Recorded information ::
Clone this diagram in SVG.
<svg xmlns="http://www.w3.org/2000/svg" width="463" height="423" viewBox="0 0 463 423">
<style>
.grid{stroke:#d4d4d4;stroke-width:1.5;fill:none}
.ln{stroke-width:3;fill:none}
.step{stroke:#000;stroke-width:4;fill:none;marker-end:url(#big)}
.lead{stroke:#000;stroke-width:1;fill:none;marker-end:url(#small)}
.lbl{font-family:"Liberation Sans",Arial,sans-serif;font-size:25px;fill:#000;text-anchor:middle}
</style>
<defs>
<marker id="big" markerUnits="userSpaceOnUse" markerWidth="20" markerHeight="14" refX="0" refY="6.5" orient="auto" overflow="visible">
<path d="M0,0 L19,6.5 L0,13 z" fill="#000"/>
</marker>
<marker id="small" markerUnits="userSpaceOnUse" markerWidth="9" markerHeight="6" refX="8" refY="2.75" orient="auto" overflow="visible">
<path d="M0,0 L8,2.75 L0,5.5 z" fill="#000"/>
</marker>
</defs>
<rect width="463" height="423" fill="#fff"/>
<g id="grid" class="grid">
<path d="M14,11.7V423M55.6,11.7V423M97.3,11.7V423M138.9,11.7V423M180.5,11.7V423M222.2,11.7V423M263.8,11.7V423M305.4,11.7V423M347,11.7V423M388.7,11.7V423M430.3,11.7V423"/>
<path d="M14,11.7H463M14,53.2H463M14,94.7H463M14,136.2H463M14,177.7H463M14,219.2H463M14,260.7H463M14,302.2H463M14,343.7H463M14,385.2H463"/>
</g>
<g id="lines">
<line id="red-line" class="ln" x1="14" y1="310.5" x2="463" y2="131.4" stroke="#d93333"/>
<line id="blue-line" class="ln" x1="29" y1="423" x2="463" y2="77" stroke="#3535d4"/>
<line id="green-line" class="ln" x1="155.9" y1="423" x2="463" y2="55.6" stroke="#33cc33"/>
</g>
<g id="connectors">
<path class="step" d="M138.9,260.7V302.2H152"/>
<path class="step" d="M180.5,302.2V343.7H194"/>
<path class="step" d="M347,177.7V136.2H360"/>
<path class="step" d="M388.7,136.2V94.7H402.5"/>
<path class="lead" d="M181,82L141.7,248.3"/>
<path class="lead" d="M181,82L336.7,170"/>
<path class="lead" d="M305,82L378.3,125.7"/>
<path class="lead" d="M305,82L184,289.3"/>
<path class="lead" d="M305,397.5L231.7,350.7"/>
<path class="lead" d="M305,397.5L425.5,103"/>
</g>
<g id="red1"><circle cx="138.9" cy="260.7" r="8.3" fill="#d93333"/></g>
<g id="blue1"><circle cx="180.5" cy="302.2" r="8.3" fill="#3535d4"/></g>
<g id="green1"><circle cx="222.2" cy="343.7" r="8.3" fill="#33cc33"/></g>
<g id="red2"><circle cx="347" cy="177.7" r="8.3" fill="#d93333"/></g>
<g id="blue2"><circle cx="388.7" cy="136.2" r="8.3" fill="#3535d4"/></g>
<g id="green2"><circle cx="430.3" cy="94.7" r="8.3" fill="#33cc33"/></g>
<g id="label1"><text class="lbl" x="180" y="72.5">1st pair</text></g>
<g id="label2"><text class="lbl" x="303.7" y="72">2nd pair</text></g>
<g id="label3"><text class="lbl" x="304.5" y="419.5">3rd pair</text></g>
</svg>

Required work :: Return the material in full, exactly as shown.

Reply ::
Clone this diagram in SVG.
<svg xmlns="http://www.w3.org/2000/svg" width="463" height="423" viewBox="0 0 463 423">
<style>
.grid{stroke:#d4d4d4;stroke-width:1.5;fill:none}
.ln{stroke-width:3;fill:none}
.step{stroke:#000;stroke-width:4;fill:none;marker-end:url(#big)}
.lead{stroke:#000;stroke-width:1;fill:none;marker-end:url(#small)}
.lbl{font-family:"Liberation Sans",Arial,sans-serif;font-size:25px;fill:#000;text-anchor:middle}
</style>
<defs>
<marker id="big" markerUnits="userSpaceOnUse" markerWidth="20" markerHeight="14" refX="0" refY="6.5" orient="auto" overflow="visible">
<path d="M0,0 L19,6.5 L0,13 z" fill="#000"/>
</marker>
<marker id="small" markerUnits="userSpaceOnUse" markerWidth="9" markerHeight="6" refX="8" refY="2.75" orient="auto" overflow="visible">
<path d="M0,0 L8,2.75 L0,5.5 z" fill="#000"/>
</marker>
</defs>
<rect width="463" height="423" fill="#fff"/>
<g id="grid" class="grid">
<path d="M14,11.7V423M55.6,11.7V423M97.3,11.7V423M138.9,11.7V423M180.5,11.7V423M222.2,11.7V423M263.8,11.7V423M305.4,11.7V423M347,11.7V423M388.7,11.7V423M430.3,11.7V423"/>
<path d="M14,11.7H463M14,53.2H463M14,94.7H463M14,136.2H463M14,177.7H463M14,219.2H463M14,260.7H463M14,302.2H463M14,343.7H463M14,385.2H463"/>
</g>
<g id="lines">
<line id="red-line" class="ln" x1="14" y1="310.5" x2="463" y2="131.4" stroke="#d93333"/>
<line id="blue-line" class="ln" x1="29" y1="423" x2="463" y2="77" stroke="#3535d4"/>
<line id="green-line" class="ln" x1="155.9" y1="423" x2="463" y2="55.6" stroke="#33cc33"/>
</g>
<g id="connectors">
<path class="step" d="M138.9,260.7V302.2H152"/>
<path class="step" d="M180.5,302.2V343.7H194"/>
<path class="step" d="M347,177.7V136.2H360"/>
<path class="step" d="M388.7,136.2V94.7H402.5"/>
<path class="lead" d="M181,82L141.7,248.3"/>
<path class="lead" d="M181,82L336.7,170"/>
<path class="lead" d="M305,82L378.3,125.7"/>
<path class="lead" d="M305,82L184,289.3"/>
<path class="lead" d="M305,397.5L231.7,350.7"/>
<path class="lead" d="M305,397.5L425.5,103"/>
</g>
<g id="red1"><circle cx="138.9" cy="260.7" r="8.3" fill="#d93333"/></g>
<g id="blue1"><circle cx="180.5" cy="302.2" r="8.3" fill="#3535d4"/></g>
<g id="green1"><circle cx="222.2" cy="343.7" r="8.3" fill="#33cc33"/></g>
<g id="red2"><circle cx="347" cy="177.7" r="8.3" fill="#d93333"/></g>
<g id="blue2"><circle cx="388.7" cy="136.2" r="8.3" fill="#3535d4"/></g>
<g id="green2"><circle cx="430.3" cy="94.7" r="8.3" fill="#33cc33"/></g>
<g id="label1"><text class="lbl" x="180" y="72.5">1st pair</text></g>
<g id="label2"><text class="lbl" x="303.7" y="72">2nd pair</text></g>
<g id="label3"><text class="lbl" x="304.5" y="419.5">3rd pair</text></g>
</svg>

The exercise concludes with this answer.